Con aquello quería decirle al interfecto que asumiera de un trago lo que iba a expulsar o bien que lo depositara en el pañuelo, grande y descolorido, que todos solían llevar en el bolsillo y que al final del día o al del siguiente terminaban en el cesto de mimbre para la ropa sucia que las mujeres lavaban en el río a golpe de mojar y enjabonar aquellas flemas resbaladizas que se resistían a abandonar el paño para marchar corriente abajo flotando y sobre las que se posaban enseguida variedad de insectos camino de los remansos trucheros de más abajo.

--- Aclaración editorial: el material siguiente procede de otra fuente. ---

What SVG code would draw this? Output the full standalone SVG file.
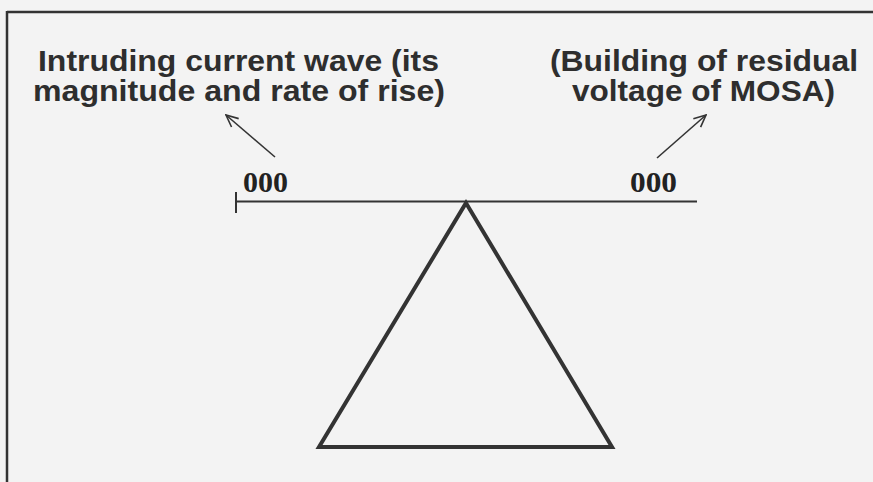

Como no podía ser de otra manera, Luís era un barbero con gran mano izquierda. Literalmente. Tenía la habilidad de un zurdo sin serlo y cuando afeitaba o cortaba el pelo, en lugar de moverse en distintas posiciones según el lado del cliente que estuviera atendiendo, cambiaba la posición de la navaja o tijera a la mano correspondiente, movimiento que hacía acompañándolo de un taconazo con el pie del lado en que iba a actuar. Al principio era un espectáculo y con ello se había corrido su fama y logrado una buena clientela. Pero es que también era un selectivo conocedor de temáticas para la conversación individualizada o general, actuando en esta última como un moderador nato cuando se daba el caso y el local estaba lleno de clientes y/o tertulianos, cosa muy frecuente: política de las alcaldías propias y vecinas, fútbol, caza, pesca, regadíos, alguna defunción, …, temas todos ellos tratados con propiedad entre afeitados, corte de pelo y poco mas, pasando un invierno tras otro, envejeciendo amablemente, siempre los mismos y a veces alguno de menos.

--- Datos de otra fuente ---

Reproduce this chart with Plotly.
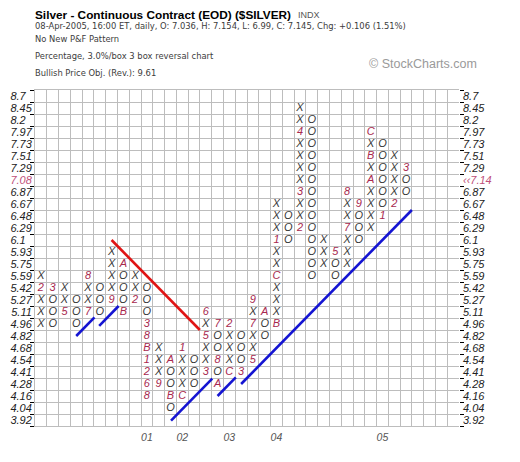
import plotly.graph_objects as go

# ---- data ----
prices = [3.92, 4.04, 4.16, 4.28, 4.41, 4.54, 4.68, 4.82, 4.96, 5.11, 5.27, 5.42,
          5.59, 5.75, 5.93, 6.1, 6.29, 6.48, 6.67, 6.87, 7.08, 7.29, 7.51, 7.73,
          7.97, 8.2, 8.45, 8.7]
price_labels = ["3.92", "4.04", "4.16", "4.28", "4.41", "4.54", "4.68", "4.82", "4.96",
                "5.11", "5.27", "5.42", "5.59", "5.75", "5.93", "6.1", "6.29", "6.48",
                "6.67", "6.87", "7.08", "7.29", "7.51", "7.73", "7.97", "8.2", "8.45", "8.7"]
last_price_label = "‹‹7.14"
last_price_level = 7.08

col_type = ["X", "O", "X", "O", "X", "O", "X", "O", "X", "O", "X", "O", "X", "O", "X", "O",
            "X", "O", "X", "O", "X", "O", "X", "O", "X", "O", "X", "O", "X", "O", "X", "O"]
col_low = [4.96, 4.96, 5.11, 4.96, 5.11, 5.11, 5.27, 5.11, 5.27, 4.16, 4.28, 4.04, 4.16, 4.28,
           4.41, 4.28, 4.41, 4.41, 4.54, 4.82, 4.96, 6.1, 6.29, 5.59, 5.75, 5.59, 5.75, 6.1,
           6.29, 6.48, 6.67, 6.87]
col_high = [5.59, 5.42, 5.42, 5.27, 5.59, 5.42, 5.93, 5.75, 5.59, 5.42, 4.68, 4.54, 4.68, 4.54,
            5.11, 4.96, 4.96, 4.82, 5.27, 5.11, 6.67, 6.48, 8.45, 8.2, 6.1, 5.93, 6.87, 6.67,
            7.97, 7.73, 7.51, 7.29]
# month markers: (column, price, label)
month_marks = [
    (0, 5.42, "2"), (1, 5.42, "3"), (2, 5.11, "5"), (4, 5.11, "7"), (4, 5.59, "8"),
    (6, 5.27, "9"), (7, 5.75, "A"), (7, 5.11, "B"), (8, 5.27, "2"),
    (9, 4.96, "3"), (9, 4.82, "8"), (9, 4.68, "B"), (9, 4.54, "1"), (9, 4.41, "2"),
    (9, 4.28, "6"), (9, 4.16, "8"), (10, 4.28, "9"), (11, 4.54, "A"), (11, 4.16, "B"),
    (12, 4.16, "C"), (12, 4.68, "1"), (14, 4.41, "3"), (14, 4.82, "5"), (14, 5.11, "6"),
    (15, 4.96, "7"), (15, 4.54, "8"), (15, 4.28, "A"), (16, 4.41, "C"), (16, 4.96, "2"),
    (17, 4.41, "3"), (18, 4.54, "5"), (18, 4.96, "7"), (18, 5.27, "9"), (19, 5.11, "A"),
    (20, 4.96, "B"), (20, 5.59, "C"), (20, 6.1, "1"), (22, 6.29, "2"), (22, 6.87, "3"),
    (22, 7.97, "4"), (25, 5.93, "5"), (26, 6.29, "7"), (26, 6.87, "8"), (27, 6.67, "9"),
    (28, 7.08, "A"), (28, 7.51, "B"), (28, 7.97, "C"), (29, 6.48, "1"), (30, 6.67, "2"),
    (31, 7.29, "3"),
]
year_cols = [9, 12, 16, 20, 29]
year_labels = ["01", "02", "03", "04", "05"]
n_columns = 36

# trend lines in (column, box index) units
red_lines = [((6, 15), (13.5, 7.5))]
blue_lines = [((3, 7), (4.55, 8.55)), ((4.95, 7.85), (6.6, 9.5)),
              ((11.05, -0.05), (14.55, 3.45)), ((15.0, 2.0), (16.55, 3.55)),
              ((17.0, 3.0), (31.5, 17.5))]

# ---- build cells ----
idx = {p: i for i, p in enumerate(prices)}
marks = {(c, idx[p]): t for c, p, t in month_marks}
xo_x, xo_y, xo_t = [], [], []
mk_x, mk_y, mk_t = [], [], []
for c, (t, lo, hi) in enumerate(zip(col_type, col_low, col_high)):
    for r in range(idx[lo], idx[hi] + 1):
        if (c, r) in marks:
            mk_x.append(c); mk_y.append(r); mk_t.append(marks[(c, r)])
        else:
            xo_x.append(c); xo_y.append(r); xo_t.append(t)

fig = go.Figure()
fig.add_trace(go.Scatter(x=xo_x, y=xo_y, text=xo_t, mode="text", hoverinfo="skip",
                         textfont=dict(family="Liberation Sans", size=11, color="#383838",
                                       style="italic")))
fig.add_trace(go.Scatter(x=mk_x, y=mk_y, text=mk_t, mode="text", hoverinfo="skip",
                         textfont=dict(family="Liberation Sans", size=11, color="#a8284e",
                                       style="italic")))
for lines, color in ((red_lines, "#e01414"), (blue_lines, "#1414d2")):
    for (x0, y0), (x1, y1) in lines:
        fig.add_trace(go.Scatter(x=[x0, x1], y=[y0, y1], mode="lines", yaxis="y2",
                                 line=dict(color=color, width=2.6), hoverinfo="skip"))

left_text = []
right_text = []
for p, lab in zip(prices, price_labels):
    pad = "\u00a0\u00a0" if len(lab) < 4 else ""   # keep left labels left-aligned
    if p == last_price_level:
        left_text.append("<span style='color:#c0507a'>" + lab + pad + "</span>")
        right_text.append("<span style='color:#c0507a'>" + last_price_label + "</span>")
    else:
        left_text.append(lab + pad)
        right_text.append(lab)

grid = "#bdbdbd"
tickfont = dict(family="Liberation Sans", size=11, color="#222222", style="italic")
yrange = [-0.5, len(prices) - 0.5]
common_y = dict(range=yrange, showgrid=False, zeroline=False, tickmode="array",
                tickvals=list(range(len(prices))), ticks="", tickfont=tickfont,
                automargin=False, fixedrange=True,
                minor=dict(tickmode="linear", tick0=0.5, dtick=1, ticks="outside",
                           ticklen=4, tickwidth=1.3, tickcolor="#000000",
                           showgrid=True, gridcolor=grid, gridwidth=1))

# the page body adds an 8px margin; the figure is sized/offset to compensate
fig.update_layout(
    width=512, height=454,
    margin=dict(l=27, r=61, t=82, b=36),
    paper_bgcolor="white", plot_bgcolor="white",
    showlegend=False,
    font=dict(family="Liberation Sans"),
    xaxis=dict(range=[-0.5, n_columns - 0.5], showgrid=False, zeroline=False,
               tickmode="array", tickvals=year_cols, ticktext=year_labels, ticks="",
               tickfont=dict(family="Liberation Sans", size=10.5, color="#555555",
                             style="italic"), ticklabelstandoff=1,
               showline=True, linecolor=grid, mirror=True, automargin=False,
               minor=dict(tickmode="linear", tick0=-0.5, dtick=1, showgrid=True,
                          gridcolor=grid, gridwidth=1, ticks="")),
    yaxis=dict(ticktext=left_text, side="left", ticklabelstandoff=0,
               showline=True, linecolor=grid, **common_y),
    yaxis2=dict(ticktext=right_text, side="right", overlaying="y", matches="y",
                ticklabelstandoff=3, showline=False, **common_y),
)

header = [
    ("<b>Silver - Continuous Contract (EOD) ($SILVER)</b>", 15, "Liberation Sans", 11.8, "#000000"),
    ("08-Apr-2005, 16:00 ET, daily, O: 7.036, H: 7.154, L: 6.99, C: 7.145, Chg: +0.106 (1.51%)",
     26, "DejaVu Sans", 8.4, "#3c3c3c"),
    ("No New P&F Pattern", 38.5, "DejaVu Sans", 8.4, "#3c3c3c"),
    ("Percentage, 3.0%/box 3 box reversal chart", 55.5, "DejaVu Sans", 8.4, "#3c3c3c"),
    ("Bullish Price Obj. (Rev.): 9.61", 72.5, "DejaVu Sans", 8.4, "#3c3c3c"),
]
plot_top, plot_h, plot_l, plot_w = 90, 336, 35, 424   # page pixels of the plot area
for text, py, fam, size, color in header:
    fig.add_annotation(text=text, xref="paper", yref="paper", x=-0.004,
                       y=(plot_top + plot_h - py) / plot_h, xanchor="left", yanchor="middle",
                       showarrow=False, font=dict(family=fam, size=size, color=color))
fig.add_annotation(text="INDX", xref="paper", yref="paper", x=(296 - plot_l) / plot_w,
                   y=(plot_top + plot_h - 15) / plot_h, xanchor="left", yanchor="middle",
                   showarrow=False, font=dict(family="Liberation Sans", size=9, color="#555555"))
fig.add_annotation(text="© StockCharts.com", xref="paper", yref="paper",
                   x=(423 - plot_l) / plot_w, y=(plot_top + plot_h - 64) / plot_h,
                   xanchor="center", yanchor="middle", showarrow=False,
                   font=dict(family="Liberation Sans", size=12.5, color="#9a9a9a"))

fig.write_html("out.html")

Aquella mañana, cerca del mediodía, con la afluencia de costumbre Berto entró más jovial que otras veces. Hacía algún tiempo que no aparecía por la barbería y se rumoreaba que había estado hospitalizado. Su aspecto, pese a su jovialidad, no era bueno. Estaba más delgado, falto de color y tenía un brillo cristalino en sus ojos. Luís le espetó:
- Coño, Berto. Por dónde te mueves últimamente?. Dichosos los ojos!!
- Nada, Luís, nada, - Todo bajo control- respondió el aludido en tanto que los parroquianos disimulaban bien haciendo que leían el periódico o alguna de las viejas y sobadas revistas que llevaban sabe Dios cuánto tiempo encima de una pequeña repisa de cristal. Se había hecho un silencio pegajoso que fue roto por una tos que arrastró una de esas competitivas flemas que acababan en la escupidera. Todos identificaron la procedencia. Esta vez el sonido del aterrizaje indicó fallo. Las miradas, se izaron y se dirigieron hacia el receptáculo. Berto no había acertado y un amasijo de mucosidad y sangre resbalaba por el exterior metálico de aquel invento impensable.
- Coño, Berto, … No te preocupes, amigo. Un fallo lo tiene cualquiera, -dijo Luís.
Todo pasa y la barbería también.
Un día en una romería dedicada a una virgen muy milagrosa me encontré uno de esos puestos en los que se combinan trastos viejos: monedas, llaves, cerraduras, máquinas de coser, balanzas romanas … Entre tanta variedad de objetos, en una esquina, me encontré una escupidera tal cual la del relato. La adquirí sin regateo y así, sin limpiar la puse en una esquina del salón de casa donde permanece desde entonces. Puede que sea la misma, puede que no, pero al verla me entran ganas de usarla aunque nunca lo haga.
Que ¿quién soy yo?. Recordad aquel rapaz que atendía Luís al principio del relato.